_TO DO_: Omitting the pictures, copy exactly each line from the one containing "Generate a Python" up to and including the one containing "years = list(range(1996, 2022))".

_EXTRACTED DATA_:
* * * * *

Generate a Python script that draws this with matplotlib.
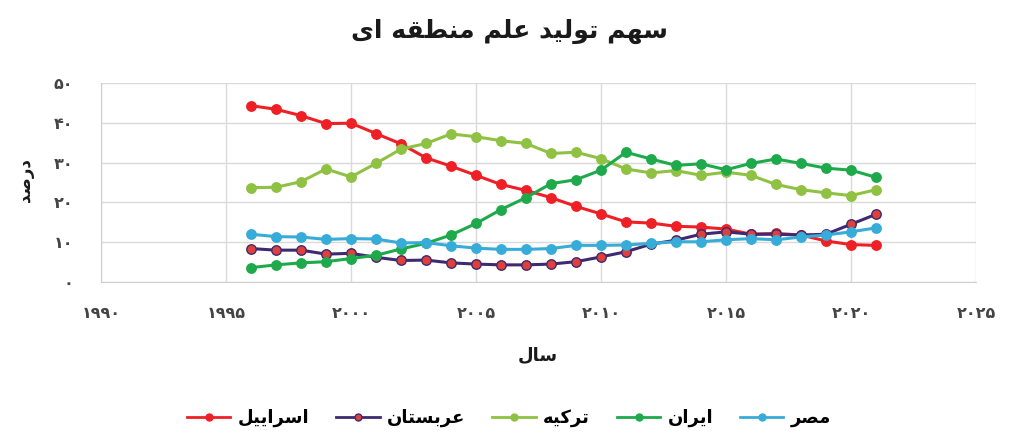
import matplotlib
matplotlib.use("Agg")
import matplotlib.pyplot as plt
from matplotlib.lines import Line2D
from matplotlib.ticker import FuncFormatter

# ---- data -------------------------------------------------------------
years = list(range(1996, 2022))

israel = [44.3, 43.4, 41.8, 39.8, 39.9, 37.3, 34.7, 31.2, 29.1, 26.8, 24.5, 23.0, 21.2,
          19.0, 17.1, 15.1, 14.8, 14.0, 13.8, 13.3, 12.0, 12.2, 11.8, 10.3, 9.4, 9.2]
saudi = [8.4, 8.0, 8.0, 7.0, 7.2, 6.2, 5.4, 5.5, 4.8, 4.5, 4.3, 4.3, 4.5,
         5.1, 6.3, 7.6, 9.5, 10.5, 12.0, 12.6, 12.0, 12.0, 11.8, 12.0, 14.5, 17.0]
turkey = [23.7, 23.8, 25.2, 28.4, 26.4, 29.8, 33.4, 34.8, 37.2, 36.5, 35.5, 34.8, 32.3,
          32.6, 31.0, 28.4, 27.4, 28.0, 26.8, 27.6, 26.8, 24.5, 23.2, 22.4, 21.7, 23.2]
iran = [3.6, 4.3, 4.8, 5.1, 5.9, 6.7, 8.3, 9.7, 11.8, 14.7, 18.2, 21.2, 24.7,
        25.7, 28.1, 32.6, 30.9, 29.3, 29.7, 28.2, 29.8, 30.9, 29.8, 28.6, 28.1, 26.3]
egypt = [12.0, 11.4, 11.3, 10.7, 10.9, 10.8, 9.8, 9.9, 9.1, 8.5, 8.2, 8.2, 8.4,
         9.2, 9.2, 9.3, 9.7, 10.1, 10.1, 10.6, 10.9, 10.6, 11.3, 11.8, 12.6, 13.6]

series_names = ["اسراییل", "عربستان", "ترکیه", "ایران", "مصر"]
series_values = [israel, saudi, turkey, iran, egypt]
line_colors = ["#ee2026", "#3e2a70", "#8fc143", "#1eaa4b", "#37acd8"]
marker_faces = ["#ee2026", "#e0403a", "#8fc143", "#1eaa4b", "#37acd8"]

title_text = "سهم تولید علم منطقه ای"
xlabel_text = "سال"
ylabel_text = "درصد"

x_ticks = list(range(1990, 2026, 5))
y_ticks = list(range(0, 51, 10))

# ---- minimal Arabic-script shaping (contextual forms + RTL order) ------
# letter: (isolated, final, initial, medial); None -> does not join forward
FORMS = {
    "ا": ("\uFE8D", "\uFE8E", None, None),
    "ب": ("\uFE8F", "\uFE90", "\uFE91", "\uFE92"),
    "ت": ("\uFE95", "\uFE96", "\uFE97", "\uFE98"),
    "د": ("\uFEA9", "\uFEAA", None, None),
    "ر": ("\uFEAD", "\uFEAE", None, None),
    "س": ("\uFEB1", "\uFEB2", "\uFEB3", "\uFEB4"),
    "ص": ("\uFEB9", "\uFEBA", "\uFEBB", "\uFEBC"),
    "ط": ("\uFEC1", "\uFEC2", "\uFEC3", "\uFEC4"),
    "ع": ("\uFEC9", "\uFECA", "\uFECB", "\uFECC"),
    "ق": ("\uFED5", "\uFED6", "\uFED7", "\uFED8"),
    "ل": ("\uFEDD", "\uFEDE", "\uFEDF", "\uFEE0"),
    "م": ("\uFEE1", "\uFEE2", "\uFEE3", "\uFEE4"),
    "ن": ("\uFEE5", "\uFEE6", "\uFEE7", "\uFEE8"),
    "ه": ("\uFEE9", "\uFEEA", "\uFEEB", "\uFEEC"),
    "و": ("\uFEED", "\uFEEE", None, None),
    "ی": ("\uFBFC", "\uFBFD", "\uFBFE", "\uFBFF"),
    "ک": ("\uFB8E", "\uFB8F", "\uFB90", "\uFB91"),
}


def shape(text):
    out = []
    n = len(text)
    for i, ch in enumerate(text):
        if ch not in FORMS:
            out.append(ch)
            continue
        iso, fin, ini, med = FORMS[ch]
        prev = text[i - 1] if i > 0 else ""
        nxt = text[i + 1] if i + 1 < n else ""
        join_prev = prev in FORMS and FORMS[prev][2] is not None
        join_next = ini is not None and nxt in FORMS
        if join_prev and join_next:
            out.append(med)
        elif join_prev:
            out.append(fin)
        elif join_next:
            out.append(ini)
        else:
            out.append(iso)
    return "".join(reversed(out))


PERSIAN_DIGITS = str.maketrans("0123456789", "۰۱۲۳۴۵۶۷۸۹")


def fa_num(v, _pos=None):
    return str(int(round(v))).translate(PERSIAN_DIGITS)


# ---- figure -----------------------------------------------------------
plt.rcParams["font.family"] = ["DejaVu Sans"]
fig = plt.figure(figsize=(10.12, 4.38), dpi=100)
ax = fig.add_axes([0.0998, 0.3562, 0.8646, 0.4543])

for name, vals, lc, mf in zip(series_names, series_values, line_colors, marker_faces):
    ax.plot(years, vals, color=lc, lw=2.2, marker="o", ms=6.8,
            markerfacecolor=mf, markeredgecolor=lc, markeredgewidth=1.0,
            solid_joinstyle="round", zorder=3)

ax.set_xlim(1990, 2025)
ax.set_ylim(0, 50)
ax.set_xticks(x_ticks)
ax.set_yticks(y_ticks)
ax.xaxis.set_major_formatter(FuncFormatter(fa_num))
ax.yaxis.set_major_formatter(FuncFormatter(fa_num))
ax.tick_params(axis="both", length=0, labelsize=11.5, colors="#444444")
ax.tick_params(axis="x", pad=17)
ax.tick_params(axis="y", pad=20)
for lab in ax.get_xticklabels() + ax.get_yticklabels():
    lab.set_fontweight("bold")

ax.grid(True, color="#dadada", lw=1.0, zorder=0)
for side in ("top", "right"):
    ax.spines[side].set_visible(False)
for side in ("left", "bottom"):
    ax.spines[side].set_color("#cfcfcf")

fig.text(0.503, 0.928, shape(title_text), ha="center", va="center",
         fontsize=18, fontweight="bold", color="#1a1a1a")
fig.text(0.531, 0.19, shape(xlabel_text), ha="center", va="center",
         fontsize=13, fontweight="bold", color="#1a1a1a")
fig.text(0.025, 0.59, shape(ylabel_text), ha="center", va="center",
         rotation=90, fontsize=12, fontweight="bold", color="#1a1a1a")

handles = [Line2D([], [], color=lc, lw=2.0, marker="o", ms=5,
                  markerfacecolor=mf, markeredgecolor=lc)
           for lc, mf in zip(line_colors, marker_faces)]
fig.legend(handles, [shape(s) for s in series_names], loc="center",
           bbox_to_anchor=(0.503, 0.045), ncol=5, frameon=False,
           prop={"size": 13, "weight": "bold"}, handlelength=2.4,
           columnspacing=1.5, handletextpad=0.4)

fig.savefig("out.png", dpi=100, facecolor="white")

* * * * *

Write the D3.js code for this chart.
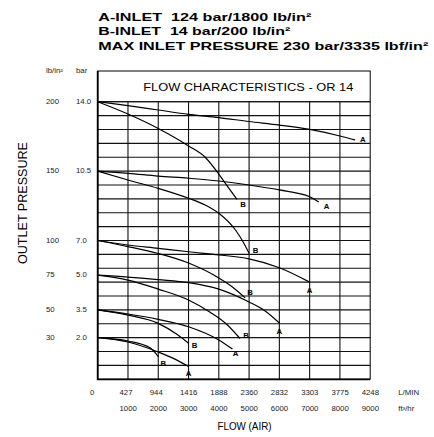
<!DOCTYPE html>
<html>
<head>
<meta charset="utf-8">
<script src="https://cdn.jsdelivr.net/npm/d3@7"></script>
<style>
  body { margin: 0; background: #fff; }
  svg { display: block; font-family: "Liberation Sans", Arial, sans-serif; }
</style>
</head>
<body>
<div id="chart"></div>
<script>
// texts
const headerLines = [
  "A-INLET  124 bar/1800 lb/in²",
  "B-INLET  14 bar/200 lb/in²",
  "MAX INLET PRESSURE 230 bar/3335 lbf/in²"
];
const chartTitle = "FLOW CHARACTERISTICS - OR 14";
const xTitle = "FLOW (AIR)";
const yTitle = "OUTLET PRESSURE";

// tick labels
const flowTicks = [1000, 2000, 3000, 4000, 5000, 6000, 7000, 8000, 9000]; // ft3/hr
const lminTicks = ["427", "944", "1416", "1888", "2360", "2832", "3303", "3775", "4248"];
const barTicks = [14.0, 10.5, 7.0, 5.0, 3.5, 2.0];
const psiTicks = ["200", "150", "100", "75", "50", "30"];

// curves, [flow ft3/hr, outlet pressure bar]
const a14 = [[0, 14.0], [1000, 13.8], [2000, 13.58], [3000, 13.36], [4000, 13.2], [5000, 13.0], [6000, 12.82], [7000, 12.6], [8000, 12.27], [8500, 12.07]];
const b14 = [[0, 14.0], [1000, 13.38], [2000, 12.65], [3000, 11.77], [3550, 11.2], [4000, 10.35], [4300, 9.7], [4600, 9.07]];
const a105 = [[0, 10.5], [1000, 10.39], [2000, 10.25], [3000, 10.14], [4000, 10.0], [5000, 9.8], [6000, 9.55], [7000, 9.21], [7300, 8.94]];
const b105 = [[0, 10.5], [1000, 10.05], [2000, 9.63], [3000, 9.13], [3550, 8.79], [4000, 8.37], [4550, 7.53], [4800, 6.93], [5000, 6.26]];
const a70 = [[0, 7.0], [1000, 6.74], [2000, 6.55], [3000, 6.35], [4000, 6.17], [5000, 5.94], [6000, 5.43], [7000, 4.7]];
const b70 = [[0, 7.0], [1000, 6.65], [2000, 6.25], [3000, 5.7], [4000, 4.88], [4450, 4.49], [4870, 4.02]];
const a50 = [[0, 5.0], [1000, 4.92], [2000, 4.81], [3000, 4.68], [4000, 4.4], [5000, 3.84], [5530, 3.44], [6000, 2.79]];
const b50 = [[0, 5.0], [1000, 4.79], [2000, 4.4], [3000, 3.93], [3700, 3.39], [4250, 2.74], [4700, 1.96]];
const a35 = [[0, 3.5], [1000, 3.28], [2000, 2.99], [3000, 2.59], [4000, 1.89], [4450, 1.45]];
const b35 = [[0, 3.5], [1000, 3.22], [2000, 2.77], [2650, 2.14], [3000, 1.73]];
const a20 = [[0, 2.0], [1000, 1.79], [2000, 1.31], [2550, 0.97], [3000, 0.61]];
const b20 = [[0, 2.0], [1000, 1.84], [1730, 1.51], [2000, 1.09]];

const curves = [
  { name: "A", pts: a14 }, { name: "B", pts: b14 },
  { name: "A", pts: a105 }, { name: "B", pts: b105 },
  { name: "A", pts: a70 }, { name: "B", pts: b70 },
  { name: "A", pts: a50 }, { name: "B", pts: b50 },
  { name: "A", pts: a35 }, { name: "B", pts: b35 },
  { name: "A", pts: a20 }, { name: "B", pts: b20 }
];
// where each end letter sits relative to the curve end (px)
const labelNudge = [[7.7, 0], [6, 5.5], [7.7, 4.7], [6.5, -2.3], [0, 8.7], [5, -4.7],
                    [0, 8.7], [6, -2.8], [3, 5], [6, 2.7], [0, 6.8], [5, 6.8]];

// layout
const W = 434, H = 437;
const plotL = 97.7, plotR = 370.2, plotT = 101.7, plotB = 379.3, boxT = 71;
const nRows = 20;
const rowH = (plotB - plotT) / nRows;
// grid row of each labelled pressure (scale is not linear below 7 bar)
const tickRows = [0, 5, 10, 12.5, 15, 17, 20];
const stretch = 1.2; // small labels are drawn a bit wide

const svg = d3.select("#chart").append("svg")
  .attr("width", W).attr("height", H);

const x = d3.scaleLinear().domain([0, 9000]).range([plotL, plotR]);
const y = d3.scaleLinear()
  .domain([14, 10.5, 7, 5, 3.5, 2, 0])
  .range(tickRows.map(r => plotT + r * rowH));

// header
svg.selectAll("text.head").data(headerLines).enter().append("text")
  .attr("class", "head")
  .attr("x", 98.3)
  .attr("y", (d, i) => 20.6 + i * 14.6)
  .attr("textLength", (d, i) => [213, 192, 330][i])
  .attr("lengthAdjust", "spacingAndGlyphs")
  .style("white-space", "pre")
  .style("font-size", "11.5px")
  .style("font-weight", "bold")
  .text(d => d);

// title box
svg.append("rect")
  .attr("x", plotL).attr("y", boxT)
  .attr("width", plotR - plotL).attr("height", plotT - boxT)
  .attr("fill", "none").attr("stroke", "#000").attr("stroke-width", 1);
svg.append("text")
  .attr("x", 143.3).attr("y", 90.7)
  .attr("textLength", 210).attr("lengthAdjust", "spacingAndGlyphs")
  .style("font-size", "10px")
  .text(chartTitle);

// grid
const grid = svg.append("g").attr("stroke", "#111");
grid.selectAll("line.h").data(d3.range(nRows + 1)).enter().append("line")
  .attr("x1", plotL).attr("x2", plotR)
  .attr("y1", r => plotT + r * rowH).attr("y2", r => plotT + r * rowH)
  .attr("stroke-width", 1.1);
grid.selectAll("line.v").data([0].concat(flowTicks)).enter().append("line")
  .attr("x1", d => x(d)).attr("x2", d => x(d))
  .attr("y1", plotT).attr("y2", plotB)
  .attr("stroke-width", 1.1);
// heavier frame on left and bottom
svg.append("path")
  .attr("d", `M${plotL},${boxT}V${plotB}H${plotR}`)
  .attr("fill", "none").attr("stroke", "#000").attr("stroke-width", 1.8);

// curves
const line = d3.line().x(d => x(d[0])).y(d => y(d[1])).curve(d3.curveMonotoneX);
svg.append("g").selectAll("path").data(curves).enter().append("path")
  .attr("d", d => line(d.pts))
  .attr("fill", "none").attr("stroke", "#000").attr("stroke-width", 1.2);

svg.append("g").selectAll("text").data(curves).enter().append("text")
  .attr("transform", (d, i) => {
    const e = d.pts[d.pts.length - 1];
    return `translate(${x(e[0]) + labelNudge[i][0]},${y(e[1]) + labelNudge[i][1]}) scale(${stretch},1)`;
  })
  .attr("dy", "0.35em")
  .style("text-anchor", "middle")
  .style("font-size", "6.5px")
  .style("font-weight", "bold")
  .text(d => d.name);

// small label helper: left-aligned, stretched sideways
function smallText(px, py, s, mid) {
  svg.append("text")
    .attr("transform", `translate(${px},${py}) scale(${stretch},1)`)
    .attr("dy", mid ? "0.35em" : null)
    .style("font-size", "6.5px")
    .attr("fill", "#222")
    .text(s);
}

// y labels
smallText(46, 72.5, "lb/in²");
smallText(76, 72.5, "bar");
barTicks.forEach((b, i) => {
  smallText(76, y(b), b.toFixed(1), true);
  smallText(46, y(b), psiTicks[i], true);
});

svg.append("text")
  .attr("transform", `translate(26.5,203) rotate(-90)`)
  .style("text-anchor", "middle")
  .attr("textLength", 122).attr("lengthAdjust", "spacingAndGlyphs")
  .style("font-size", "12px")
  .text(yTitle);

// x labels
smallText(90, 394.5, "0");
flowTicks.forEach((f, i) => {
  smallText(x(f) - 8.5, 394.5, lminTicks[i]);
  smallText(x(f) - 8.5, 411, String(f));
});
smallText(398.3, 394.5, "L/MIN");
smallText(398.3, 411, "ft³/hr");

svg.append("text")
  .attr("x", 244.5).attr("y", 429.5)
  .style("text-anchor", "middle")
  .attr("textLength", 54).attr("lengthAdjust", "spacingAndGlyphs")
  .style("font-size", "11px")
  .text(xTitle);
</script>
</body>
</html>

* * * * *

_FULL ANSWER_:
Generate a Python script that draws this with matplotlib.
import matplotlib
matplotlib.use("Agg")
import matplotlib.pyplot as plt
from matplotlib.lines import Line2D
from matplotlib.ticker import FuncFormatter

# ---- data -------------------------------------------------------------
years = list(range(1996, 2022))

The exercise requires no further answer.